■ Exercise goal ■
Output exactly the lines from the first line of the records below through the line containing "0.155, 0.045, 0.076]", both included, leaving out any pictures.
==== The input
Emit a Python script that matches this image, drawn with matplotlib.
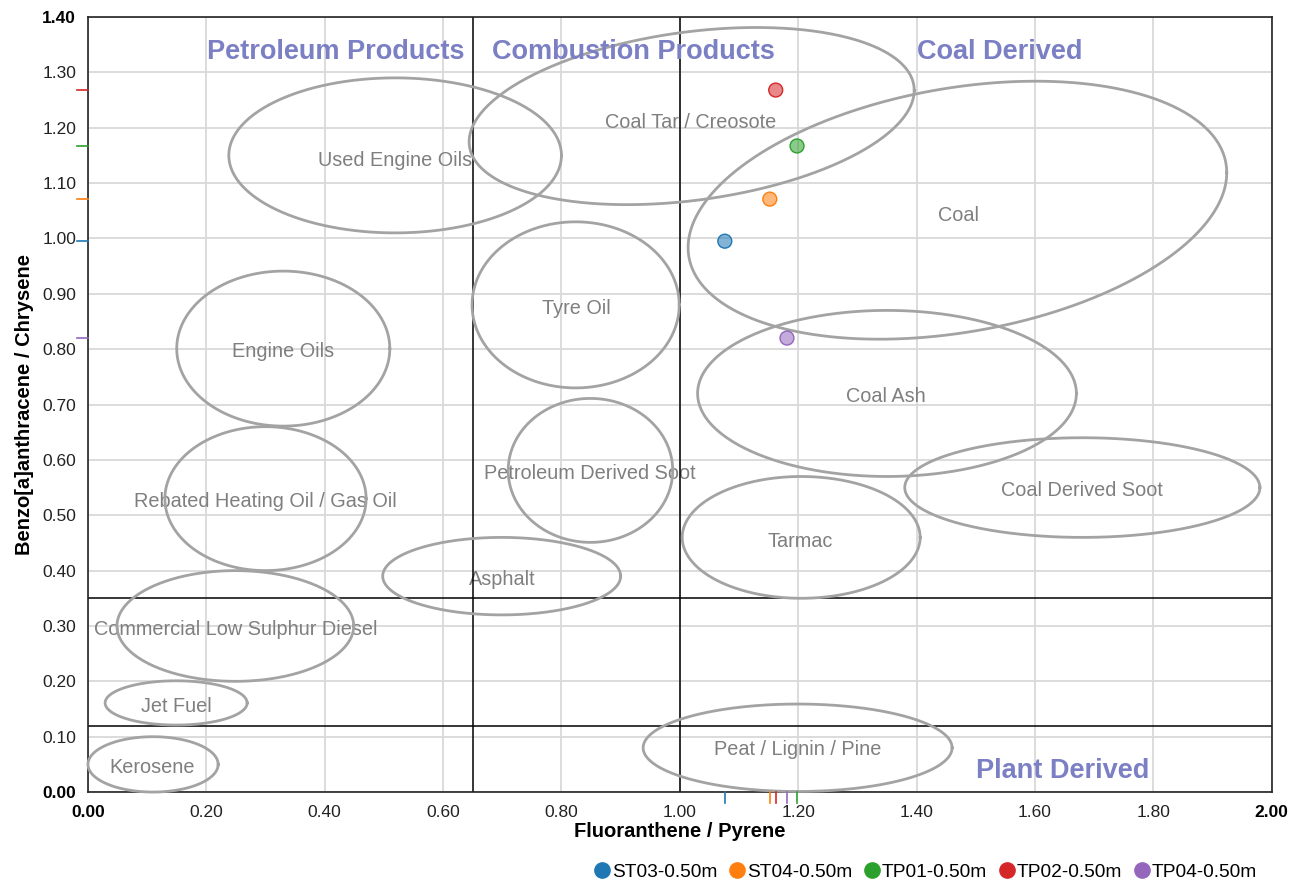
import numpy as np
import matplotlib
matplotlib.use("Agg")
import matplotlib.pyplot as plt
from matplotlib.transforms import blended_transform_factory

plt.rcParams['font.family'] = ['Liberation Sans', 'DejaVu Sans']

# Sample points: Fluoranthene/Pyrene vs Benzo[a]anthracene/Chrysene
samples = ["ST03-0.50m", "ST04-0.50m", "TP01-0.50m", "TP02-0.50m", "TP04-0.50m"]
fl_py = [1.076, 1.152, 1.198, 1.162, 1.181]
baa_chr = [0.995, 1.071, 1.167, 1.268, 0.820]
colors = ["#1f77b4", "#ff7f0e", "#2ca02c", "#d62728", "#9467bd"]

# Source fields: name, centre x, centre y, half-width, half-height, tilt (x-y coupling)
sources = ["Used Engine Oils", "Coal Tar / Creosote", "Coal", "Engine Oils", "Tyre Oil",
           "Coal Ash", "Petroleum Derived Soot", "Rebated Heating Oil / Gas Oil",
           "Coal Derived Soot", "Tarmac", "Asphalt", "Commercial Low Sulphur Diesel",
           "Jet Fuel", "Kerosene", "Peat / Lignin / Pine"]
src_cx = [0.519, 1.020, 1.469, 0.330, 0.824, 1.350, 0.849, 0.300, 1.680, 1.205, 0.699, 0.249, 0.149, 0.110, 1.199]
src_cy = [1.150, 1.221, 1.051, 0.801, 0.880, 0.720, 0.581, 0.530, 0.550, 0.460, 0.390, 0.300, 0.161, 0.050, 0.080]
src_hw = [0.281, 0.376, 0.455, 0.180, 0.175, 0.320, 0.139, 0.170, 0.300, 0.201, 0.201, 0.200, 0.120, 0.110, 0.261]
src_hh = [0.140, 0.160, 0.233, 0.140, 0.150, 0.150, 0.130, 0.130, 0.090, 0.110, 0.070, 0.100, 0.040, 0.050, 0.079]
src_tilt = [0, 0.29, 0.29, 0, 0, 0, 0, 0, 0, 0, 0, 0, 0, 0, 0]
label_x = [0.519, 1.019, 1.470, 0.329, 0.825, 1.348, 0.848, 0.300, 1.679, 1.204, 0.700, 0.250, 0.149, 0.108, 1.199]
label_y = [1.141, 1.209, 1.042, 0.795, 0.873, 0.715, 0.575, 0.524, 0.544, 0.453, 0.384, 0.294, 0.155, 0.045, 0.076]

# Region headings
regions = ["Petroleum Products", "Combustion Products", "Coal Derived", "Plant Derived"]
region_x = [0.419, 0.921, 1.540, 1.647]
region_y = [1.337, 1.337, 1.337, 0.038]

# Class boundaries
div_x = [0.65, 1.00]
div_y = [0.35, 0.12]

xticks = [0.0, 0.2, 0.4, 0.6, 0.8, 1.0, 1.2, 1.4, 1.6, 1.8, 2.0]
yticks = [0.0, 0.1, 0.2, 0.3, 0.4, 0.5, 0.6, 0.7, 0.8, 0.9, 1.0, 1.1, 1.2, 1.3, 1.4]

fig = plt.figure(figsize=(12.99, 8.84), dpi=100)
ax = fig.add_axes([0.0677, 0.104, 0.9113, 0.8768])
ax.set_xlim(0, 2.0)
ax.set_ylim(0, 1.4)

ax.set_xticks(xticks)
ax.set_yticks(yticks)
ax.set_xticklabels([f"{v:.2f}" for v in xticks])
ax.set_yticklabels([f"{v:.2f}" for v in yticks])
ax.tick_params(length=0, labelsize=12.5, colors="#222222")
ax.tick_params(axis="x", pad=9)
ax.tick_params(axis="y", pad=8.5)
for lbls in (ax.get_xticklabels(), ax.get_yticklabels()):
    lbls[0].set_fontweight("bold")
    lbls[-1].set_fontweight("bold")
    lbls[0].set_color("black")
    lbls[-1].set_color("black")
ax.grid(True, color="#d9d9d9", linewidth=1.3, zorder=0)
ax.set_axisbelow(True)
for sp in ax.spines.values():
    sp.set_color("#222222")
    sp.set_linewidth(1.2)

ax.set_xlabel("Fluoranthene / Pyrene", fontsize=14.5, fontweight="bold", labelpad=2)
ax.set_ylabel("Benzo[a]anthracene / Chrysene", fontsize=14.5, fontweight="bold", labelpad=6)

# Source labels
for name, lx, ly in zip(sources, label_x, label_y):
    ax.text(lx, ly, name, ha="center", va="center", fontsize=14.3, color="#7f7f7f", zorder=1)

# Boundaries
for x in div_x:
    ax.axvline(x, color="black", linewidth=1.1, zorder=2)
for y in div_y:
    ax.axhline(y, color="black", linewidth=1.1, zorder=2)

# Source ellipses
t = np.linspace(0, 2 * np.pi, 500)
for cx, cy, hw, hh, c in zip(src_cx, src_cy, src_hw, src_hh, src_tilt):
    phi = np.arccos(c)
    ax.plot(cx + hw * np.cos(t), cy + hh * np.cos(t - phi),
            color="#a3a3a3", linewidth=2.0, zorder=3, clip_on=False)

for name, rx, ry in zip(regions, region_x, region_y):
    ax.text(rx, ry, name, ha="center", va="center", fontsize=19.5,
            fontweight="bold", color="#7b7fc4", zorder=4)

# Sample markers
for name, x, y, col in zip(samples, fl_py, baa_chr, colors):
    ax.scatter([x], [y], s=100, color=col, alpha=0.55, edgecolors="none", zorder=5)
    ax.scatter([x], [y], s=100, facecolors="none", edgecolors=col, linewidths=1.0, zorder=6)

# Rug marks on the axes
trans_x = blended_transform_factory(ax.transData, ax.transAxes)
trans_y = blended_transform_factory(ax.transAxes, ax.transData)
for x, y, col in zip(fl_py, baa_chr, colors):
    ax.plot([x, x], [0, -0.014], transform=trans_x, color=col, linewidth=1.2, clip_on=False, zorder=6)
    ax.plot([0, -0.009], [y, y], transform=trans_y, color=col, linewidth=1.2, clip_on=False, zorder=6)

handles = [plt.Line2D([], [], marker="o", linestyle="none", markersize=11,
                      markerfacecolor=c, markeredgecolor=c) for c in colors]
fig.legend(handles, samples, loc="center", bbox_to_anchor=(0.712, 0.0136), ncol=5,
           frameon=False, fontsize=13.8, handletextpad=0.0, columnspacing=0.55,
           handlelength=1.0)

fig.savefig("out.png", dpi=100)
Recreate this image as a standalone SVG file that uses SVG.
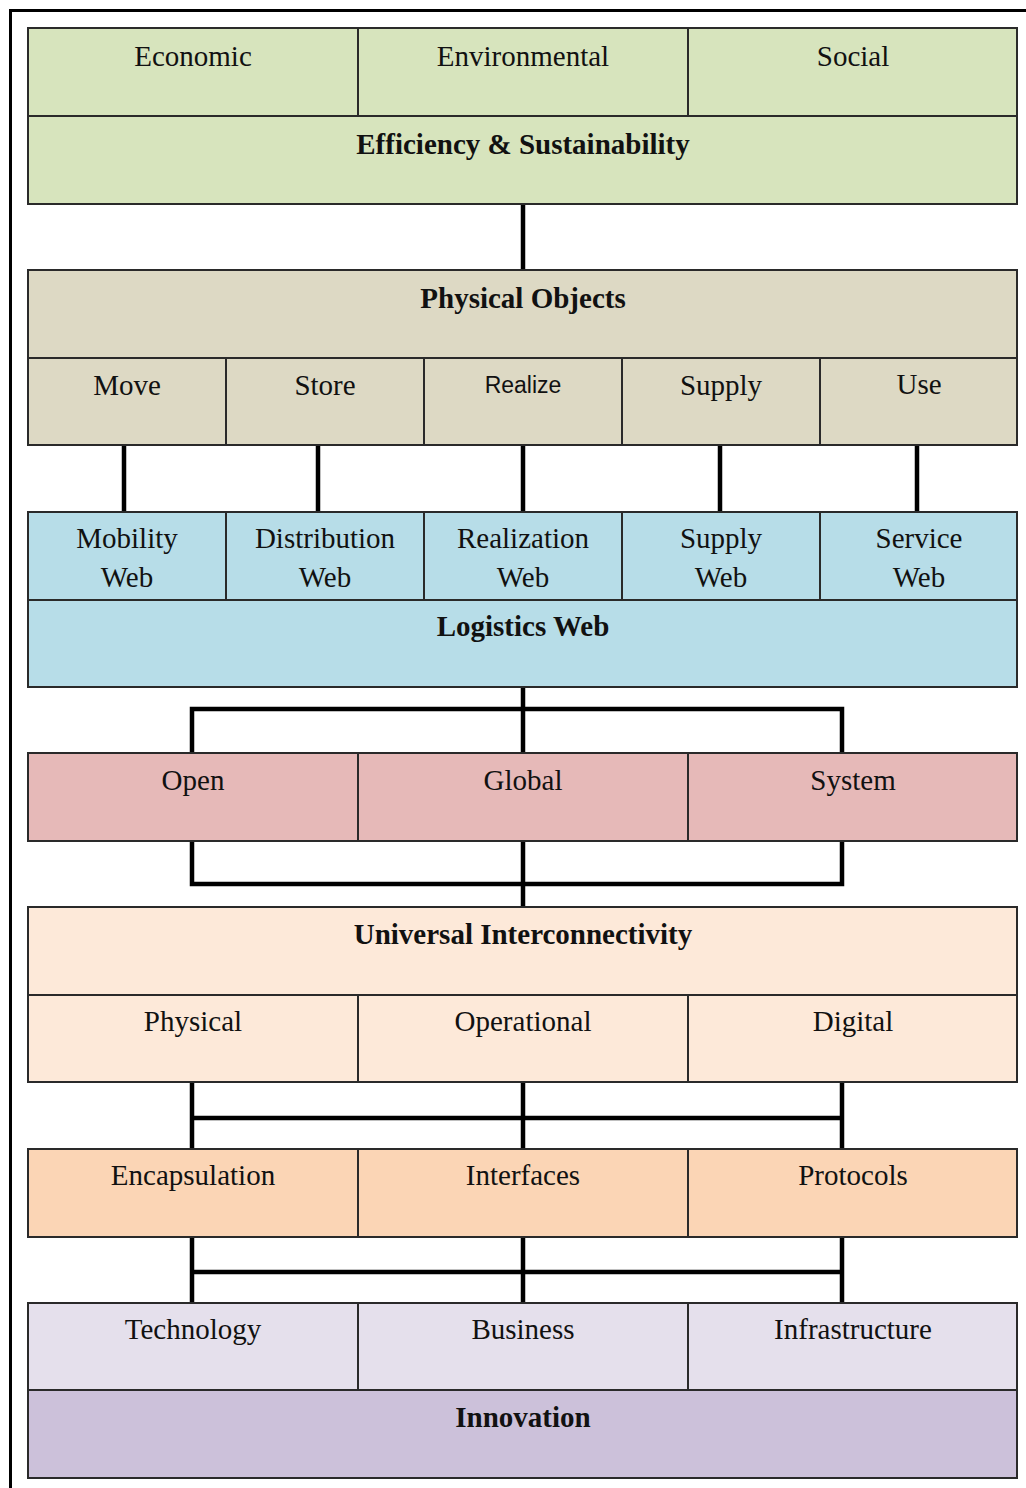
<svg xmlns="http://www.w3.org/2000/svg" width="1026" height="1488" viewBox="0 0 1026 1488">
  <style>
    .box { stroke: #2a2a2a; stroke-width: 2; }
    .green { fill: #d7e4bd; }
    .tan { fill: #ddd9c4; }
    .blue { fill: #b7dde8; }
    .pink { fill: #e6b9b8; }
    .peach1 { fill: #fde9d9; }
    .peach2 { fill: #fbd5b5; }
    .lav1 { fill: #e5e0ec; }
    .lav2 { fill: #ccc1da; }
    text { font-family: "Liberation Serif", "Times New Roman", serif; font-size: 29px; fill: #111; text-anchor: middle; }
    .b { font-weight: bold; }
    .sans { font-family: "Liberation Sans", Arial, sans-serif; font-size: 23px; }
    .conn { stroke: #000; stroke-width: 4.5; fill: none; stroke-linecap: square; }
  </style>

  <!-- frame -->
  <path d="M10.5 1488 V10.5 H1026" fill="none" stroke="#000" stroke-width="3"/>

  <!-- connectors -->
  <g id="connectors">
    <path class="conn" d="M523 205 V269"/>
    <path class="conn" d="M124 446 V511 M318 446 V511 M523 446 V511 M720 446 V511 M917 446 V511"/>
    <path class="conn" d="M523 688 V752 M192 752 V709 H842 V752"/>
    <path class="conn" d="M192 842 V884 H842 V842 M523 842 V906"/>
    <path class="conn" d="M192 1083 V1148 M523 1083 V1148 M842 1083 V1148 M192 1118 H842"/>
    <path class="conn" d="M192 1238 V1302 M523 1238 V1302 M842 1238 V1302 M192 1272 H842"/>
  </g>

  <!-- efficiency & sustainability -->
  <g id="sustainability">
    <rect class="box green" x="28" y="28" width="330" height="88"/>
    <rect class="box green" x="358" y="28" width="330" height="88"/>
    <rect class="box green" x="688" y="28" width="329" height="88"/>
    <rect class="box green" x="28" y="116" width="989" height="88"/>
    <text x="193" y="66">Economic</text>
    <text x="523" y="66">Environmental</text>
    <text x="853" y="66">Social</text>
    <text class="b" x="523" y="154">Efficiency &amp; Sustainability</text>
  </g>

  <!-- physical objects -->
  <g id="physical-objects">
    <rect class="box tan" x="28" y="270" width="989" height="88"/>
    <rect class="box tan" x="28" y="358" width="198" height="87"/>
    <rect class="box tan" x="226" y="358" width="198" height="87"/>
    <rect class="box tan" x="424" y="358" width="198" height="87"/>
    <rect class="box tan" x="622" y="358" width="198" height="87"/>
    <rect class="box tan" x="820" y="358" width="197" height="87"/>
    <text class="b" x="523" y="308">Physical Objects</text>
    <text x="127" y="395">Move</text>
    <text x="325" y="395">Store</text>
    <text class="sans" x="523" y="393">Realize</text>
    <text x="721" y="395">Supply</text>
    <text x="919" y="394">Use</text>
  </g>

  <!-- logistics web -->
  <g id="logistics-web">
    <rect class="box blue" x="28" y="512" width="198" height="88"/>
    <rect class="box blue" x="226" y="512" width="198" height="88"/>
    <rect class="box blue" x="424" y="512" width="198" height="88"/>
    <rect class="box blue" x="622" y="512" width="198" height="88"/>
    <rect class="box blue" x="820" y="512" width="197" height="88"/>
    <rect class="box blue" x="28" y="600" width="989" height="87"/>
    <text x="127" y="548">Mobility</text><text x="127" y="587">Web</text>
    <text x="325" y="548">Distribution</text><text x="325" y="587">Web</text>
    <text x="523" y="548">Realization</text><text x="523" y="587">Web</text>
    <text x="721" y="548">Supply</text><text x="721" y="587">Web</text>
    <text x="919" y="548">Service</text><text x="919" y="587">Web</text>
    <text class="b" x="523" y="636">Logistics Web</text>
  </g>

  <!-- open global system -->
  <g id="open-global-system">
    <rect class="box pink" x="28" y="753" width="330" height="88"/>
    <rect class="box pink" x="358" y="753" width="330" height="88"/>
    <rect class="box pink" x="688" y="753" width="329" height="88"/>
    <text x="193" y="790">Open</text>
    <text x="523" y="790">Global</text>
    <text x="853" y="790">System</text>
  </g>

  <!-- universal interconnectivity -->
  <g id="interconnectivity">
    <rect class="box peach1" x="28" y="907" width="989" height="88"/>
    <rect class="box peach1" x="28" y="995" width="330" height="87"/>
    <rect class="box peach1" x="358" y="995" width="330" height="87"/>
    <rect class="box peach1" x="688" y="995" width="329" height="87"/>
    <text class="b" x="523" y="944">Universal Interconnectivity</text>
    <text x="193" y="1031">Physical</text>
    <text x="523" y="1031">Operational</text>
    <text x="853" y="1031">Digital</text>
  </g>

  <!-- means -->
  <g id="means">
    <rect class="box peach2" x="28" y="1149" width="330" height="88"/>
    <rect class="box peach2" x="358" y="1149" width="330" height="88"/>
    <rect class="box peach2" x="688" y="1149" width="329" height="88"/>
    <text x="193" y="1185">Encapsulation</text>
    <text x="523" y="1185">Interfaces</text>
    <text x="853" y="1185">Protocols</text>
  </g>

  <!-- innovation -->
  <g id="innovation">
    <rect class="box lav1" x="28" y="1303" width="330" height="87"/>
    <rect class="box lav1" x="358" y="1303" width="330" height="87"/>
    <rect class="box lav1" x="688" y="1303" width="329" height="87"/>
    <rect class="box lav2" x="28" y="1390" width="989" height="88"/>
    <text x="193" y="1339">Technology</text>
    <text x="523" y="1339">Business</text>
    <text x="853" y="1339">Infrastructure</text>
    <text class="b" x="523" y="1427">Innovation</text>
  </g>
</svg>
========
■ Response to this exercise ■
Emit a Python script that matches this image, drawn with matplotlib.
import numpy as np
import matplotlib
matplotlib.use("Agg")
import matplotlib.pyplot as plt
from matplotlib.transforms import blended_transform_factory

plt.rcParams['font.family'] = ['Liberation Sans', 'DejaVu Sans']

# Sample points: Fluoranthene/Pyrene vs Benzo[a]anthracene/Chrysene
samples = ["ST03-0.50m", "ST04-0.50m", "TP01-0.50m", "TP02-0.50m", "TP04-0.50m"]
fl_py = [1.076, 1.152, 1.198, 1.162, 1.181]
baa_chr = [0.995, 1.071, 1.167, 1.268, 0.820]
colors = ["#1f77b4", "#ff7f0e", "#2ca02c", "#d62728", "#9467bd"]

# Source fields: name, centre x, centre y, half-width, half-height, tilt (x-y coupling)
sources = ["Used Engine Oils", "Coal Tar / Creosote", "Coal", "Engine Oils", "Tyre Oil",
           "Coal Ash", "Petroleum Derived Soot", "Rebated Heating Oil / Gas Oil",
           "Coal Derived Soot", "Tarmac", "Asphalt", "Commercial Low Sulphur Diesel",
           "Jet Fuel", "Kerosene", "Peat / Lignin / Pine"]
src_cx = [0.519, 1.020, 1.469, 0.330, 0.824, 1.350, 0.849, 0.300, 1.680, 1.205, 0.699, 0.249, 0.149, 0.110, 1.199]
src_cy = [1.150, 1.221, 1.051, 0.801, 0.880, 0.720, 0.581, 0.530, 0.550, 0.460, 0.390, 0.300, 0.161, 0.050, 0.080]
src_hw = [0.281, 0.376, 0.455, 0.180, 0.175, 0.320, 0.139, 0.170, 0.300, 0.201, 0.201, 0.200, 0.120, 0.110, 0.261]
src_hh = [0.140, 0.160, 0.233, 0.140, 0.150, 0.150, 0.130, 0.130, 0.090, 0.110, 0.070, 0.100, 0.040, 0.050, 0.079]
src_tilt = [0, 0.29, 0.29, 0, 0, 0, 0, 0, 0, 0, 0, 0, 0, 0, 0]
label_x = [0.519, 1.019, 1.470, 0.329, 0.825, 1.348, 0.848, 0.300, 1.679, 1.204, 0.700, 0.250, 0.149, 0.108, 1.199]
label_y = [1.141, 1.209, 1.042, 0.795, 0.873, 0.715, 0.575, 0.524, 0.544, 0.453, 0.384, 0.294, 0.155, 0.045, 0.076]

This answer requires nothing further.